Every line below should be copied exactly; drop the pictures.

--

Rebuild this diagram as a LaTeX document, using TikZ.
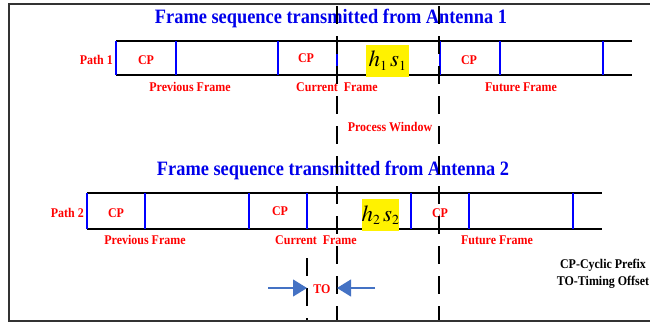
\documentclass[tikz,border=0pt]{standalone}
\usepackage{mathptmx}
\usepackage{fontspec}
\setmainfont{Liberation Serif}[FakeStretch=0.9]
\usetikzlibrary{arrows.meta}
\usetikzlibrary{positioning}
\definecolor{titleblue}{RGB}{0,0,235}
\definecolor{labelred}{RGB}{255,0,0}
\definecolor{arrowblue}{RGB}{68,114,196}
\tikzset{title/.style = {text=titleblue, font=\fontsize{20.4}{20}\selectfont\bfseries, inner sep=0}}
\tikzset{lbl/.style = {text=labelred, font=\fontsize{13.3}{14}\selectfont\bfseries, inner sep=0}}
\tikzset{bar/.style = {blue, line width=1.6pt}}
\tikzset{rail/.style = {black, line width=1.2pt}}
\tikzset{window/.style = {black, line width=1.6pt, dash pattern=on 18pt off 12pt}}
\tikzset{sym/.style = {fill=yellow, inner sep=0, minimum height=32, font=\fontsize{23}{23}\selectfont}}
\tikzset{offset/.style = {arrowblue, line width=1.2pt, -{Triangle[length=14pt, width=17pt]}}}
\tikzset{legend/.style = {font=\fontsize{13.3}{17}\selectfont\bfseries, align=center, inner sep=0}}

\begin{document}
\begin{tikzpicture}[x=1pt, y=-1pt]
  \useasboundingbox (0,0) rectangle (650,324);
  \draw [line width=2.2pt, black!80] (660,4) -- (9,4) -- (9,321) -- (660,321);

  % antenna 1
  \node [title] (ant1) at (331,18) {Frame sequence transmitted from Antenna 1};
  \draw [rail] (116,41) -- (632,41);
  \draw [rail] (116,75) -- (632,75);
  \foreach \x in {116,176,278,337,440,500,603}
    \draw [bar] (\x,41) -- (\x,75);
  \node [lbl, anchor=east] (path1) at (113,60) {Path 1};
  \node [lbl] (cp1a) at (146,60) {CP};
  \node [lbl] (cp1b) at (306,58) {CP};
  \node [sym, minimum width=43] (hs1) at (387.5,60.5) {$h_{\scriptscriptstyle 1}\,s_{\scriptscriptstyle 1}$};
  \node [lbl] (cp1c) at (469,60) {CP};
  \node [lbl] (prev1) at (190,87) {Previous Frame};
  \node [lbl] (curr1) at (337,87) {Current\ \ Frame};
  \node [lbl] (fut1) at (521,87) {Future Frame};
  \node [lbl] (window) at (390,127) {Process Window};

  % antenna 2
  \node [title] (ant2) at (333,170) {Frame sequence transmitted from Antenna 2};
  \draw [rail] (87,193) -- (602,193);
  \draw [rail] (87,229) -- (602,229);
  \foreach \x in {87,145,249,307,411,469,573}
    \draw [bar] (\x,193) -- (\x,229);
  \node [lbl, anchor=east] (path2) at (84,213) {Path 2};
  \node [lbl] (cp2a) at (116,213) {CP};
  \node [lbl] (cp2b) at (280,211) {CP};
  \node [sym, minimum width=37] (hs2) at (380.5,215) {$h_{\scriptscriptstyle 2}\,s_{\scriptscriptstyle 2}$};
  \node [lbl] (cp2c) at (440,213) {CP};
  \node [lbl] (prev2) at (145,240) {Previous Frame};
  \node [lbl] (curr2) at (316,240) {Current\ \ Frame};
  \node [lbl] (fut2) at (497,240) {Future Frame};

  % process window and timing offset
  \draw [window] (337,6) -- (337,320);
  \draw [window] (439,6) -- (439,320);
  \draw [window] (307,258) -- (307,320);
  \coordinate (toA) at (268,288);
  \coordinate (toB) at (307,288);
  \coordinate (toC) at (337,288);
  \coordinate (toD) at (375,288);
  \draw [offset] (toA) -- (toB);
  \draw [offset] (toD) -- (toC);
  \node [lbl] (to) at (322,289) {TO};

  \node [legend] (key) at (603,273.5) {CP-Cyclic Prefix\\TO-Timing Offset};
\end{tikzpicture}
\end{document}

--

Problem solution –
Rebuild this diagram as a LaTeX document, using TikZ.
\documentclass[tikz,border=0pt]{standalone}
\usepackage{mathptmx}
\usepackage{fontspec}
\setmainfont{Liberation Serif}[FakeStretch=0.9]
\usetikzlibrary{arrows.meta}
\usetikzlibrary{positioning}
\definecolor{titleblue}{RGB}{0,0,235}
\definecolor{labelred}{RGB}{255,0,0}
\definecolor{arrowblue}{RGB}{68,114,196}
\tikzset{title/.style = {text=titleblue, font=\fontsize{20.4}{20}\selectfont\bfseries, inner sep=0}}
\tikzset{lbl/.style = {text=labelred, font=\fontsize{13.3}{14}\selectfont\bfseries, inner sep=0}}
\tikzset{bar/.style = {blue, line width=1.6pt}}
\tikzset{rail/.style = {black, line width=1.2pt}}
\tikzset{window/.style = {black, line width=1.6pt, dash pattern=on 18pt off 12pt}}
\tikzset{sym/.style = {fill=yellow, inner sep=0, minimum height=32, font=\fontsize{23}{23}\selectfont}}
\tikzset{offset/.style = {arrowblue, line width=1.2pt, -{Triangle[length=14pt, width=17pt]}}}
\tikzset{legend/.style = {font=\fontsize{13.3}{17}\selectfont\bfseries, align=center, inner sep=0}}

\begin{document}
\begin{tikzpicture}[x=1pt, y=-1pt]
  \useasboundingbox (0,0) rectangle (650,324);
  \draw [line width=2.2pt, black!80] (660,4) -- (9,4) -- (9,321) -- (660,321);

  % antenna 1
  \node [title] (ant1) at (331,18) {Frame sequence transmitted from Antenna 1};
  \draw [rail] (116,41) -- (632,41);
  \draw [rail] (116,75) -- (632,75);
  \foreach \x in {116,176,278,337,440,500,603}
    \draw [bar] (\x,41) -- (\x,75);
  \node [lbl, anchor=east] (path1) at (113,60) {Path 1};
  \node [lbl] (cp1a) at (146,60) {CP};
  \node [lbl] (cp1b) at (306,58) {CP};
  \node [sym, minimum width=43] (hs1) at (387.5,60.5) {$h_{\scriptscriptstyle 1}\,s_{\scriptscriptstyle 1}$};
  \node [lbl] (cp1c) at (469,60) {CP};
  \node [lbl] (prev1) at (190,87) {Previous Frame};
  \node [lbl] (curr1) at (337,87) {Current\ \ Frame};
  \node [lbl] (fut1) at (521,87) {Future Frame};
  \node [lbl] (window) at (390,127) {Process Window};

  % antenna 2
  \node [title] (ant2) at (333,170) {Frame sequence transmitted from Antenna 2};
  \draw [rail] (87,193) -- (602,193);
  \draw [rail] (87,229) -- (602,229);
  \foreach \x in {87,145,249,307,411,469,573}
    \draw [bar] (\x,193) -- (\x,229);
  \node [lbl, anchor=east] (path2) at (84,213) {Path 2};
  \node [lbl] (cp2a) at (116,213) {CP};
  \node [lbl] (cp2b) at (280,211) {CP};
  \node [sym, minimum width=37] (hs2) at (380.5,215) {$h_{\scriptscriptstyle 2}\,s_{\scriptscriptstyle 2}$};
  \node [lbl] (cp2c) at (440,213) {CP};
  \node [lbl] (prev2) at (145,240) {Previous Frame};
  \node [lbl] (curr2) at (316,240) {Current\ \ Frame};
  \node [lbl] (fut2) at (497,240) {Future Frame};

  % process window and timing offset
  \draw [window] (337,6) -- (337,320);
  \draw [window] (439,6) -- (439,320);
  \draw [window] (307,258) -- (307,320);
  \coordinate (toA) at (268,288);
  \coordinate (toB) at (307,288);
  \coordinate (toC) at (337,288);
  \coordinate (toD) at (375,288);
  \draw [offset] (toA) -- (toB);
  \draw [offset] (toD) -- (toC);
  \node [lbl] (to) at (322,289) {TO};

  \node [legend] (key) at (603,273.5) {CP-Cyclic Prefix\\TO-Timing Offset};
\end{tikzpicture}
\end{document}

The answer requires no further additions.